Premiers mots, premiers pas

VENDREDI 5 JUIN 2009, djom’é 15 khordâd 1388,
de Roscoff à Téhéran, 1er jour :

Ponctualité parfaite : petit-déjeuner, dernier rasage, émotions à la gare.
A Orly sud, l’avion pour Téhéran n’est pas affiché. On en a vu d’autres ! Effectivement, l’avion existe, plus ou moins confidentiel dans une zone reculée. A l’enregistrement, premières palpitations, sueurs froides et inquiétude : les visas doivent être en conformité avec les dates des vols !
« Quand se terminent vos visas, quand revenez-vous ? »
Avant qu’Yvon ne se lance dans des explications fumeuses, « Ah ! Vous avez des visas jusqu’en août, c’est parfait, enregistrons ».
En catimini : jusqu’en août, oui pour la validité, pas pour la durée accordée.
Et il me place près du hublot : « Supprimez les nuages, tant que vous y êtes, svp, merci, merci ».
Dans l’avion, premiers borborygmes en persan avec le steward très prévenant. Pas d’autres français sur ce vol. Une femme sur deux est voilée, c’est à dire avec un carré Hermès négligemment noué.
A l’arrivée un petit coucou à la police, un million de rials pour 100 euros, puis nous escamotons la douane, et à la sortie tombons d’emblée sur l’otoubous pour l’aéroport Mehrâbad : 20 centimes d’euro pour 30 km. On trouve qu’on se débrouille comme des chefs en économisant le transfert de 25 euros proposé par l’agence.

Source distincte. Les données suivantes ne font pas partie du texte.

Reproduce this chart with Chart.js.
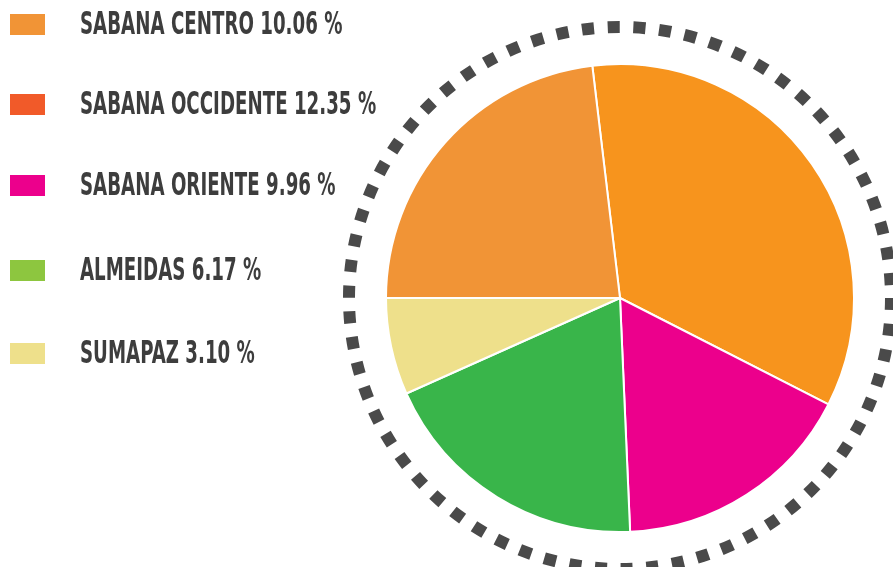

Avec la clim dans la salle d’attente, on caille, et la musique vous prend vite la tête : nuit blanche.


SAMEDI 6 JUIN, Esfahân, 2ème jour :

Arrivée à Esfahân à 6h35 : pas d’otoubous.
Le taxi nous mène en ville à 135 km/h, grillant les feux rouges, en gymkhana entre les groupes de piétons, sans desserrer les dents.
Je suis à l’avant sans desserrer les fesses.
Direct à l’hôtel Sonati choisi de Paris : c’est le grand luxe, dans le cadre d’une riche demeure traditionnelle ! Nous savons que notre avenir proche sera autrement spartiate. 




Nous déambulons dans les rues, passons sur la place de l’Emâm somptueuse, à la recherche de l’office du tourisme (vaine), et de la gare routière que nous atteignons en bus. Nous avons acheté des tickets dans une petite cabine près de la station (istgâh otoubous), que nous donnerons par un ou par deux à l’arrivée, selon la distance. Le ticket vaut 400 rials, soit moins de 4 centimes d’euro. 
 

 
 
Une rangée de sièges sépare le bus en deux : hommes à l’avant, femmes à l’arrière. Les femmes descendent par la porte du milieu, et viennent payer à la porte avant, en déposant leur ticket dans un seau.



Nous déjeunons dans un boui-boui, sur la mezzanine : deux kabâbs et dough en grand pot délicieux. Le dough est un petit lait étendu d’eau glacée, et aromatisé aux herbes, très rafraîchissant. Conversations spontanées dans la rue, même avec une femme que je peux photographier. Un autre étudiant, vétérinaire, est partisan de Moussavi et porte bracelet et collier verts. Nous faisons collection des photos de son candidat, mais il n’est pas bien vu dans le restaurant chic, qui nous est conseillé : nous rangeons notre propagande. La purée d’aubergine baigne dans l’huile et m'écœure, le dessert jaune est visqueux, je saurai plus tard que c'est du fromage blanc sucré au jus de viande et coloré au safran. Yvon adore, nous en reparlerons. PS : Vous avez la recette dans le mail n°25.
Plus loin, Mohamad Reza nous propose d’assister à « l’esport » : ce n’est pas du commerce international, mais un exercice avec massues, chorégraphié et rythmé par un tambour, d’origine très ancienne, pratiqué dans les zourkhânés, gymnases traditionnels. Nous irons y assister à notre prochain passage (chapitre "Dans la zourkhâné"). Aujourd'hui Esfahân n'est qu'une halte sur la route de Kermân : nous résistons à sa séduction, nous savons que nous y reviendrons pour de plus longues escales. Nous nous écroulons dans nos lit.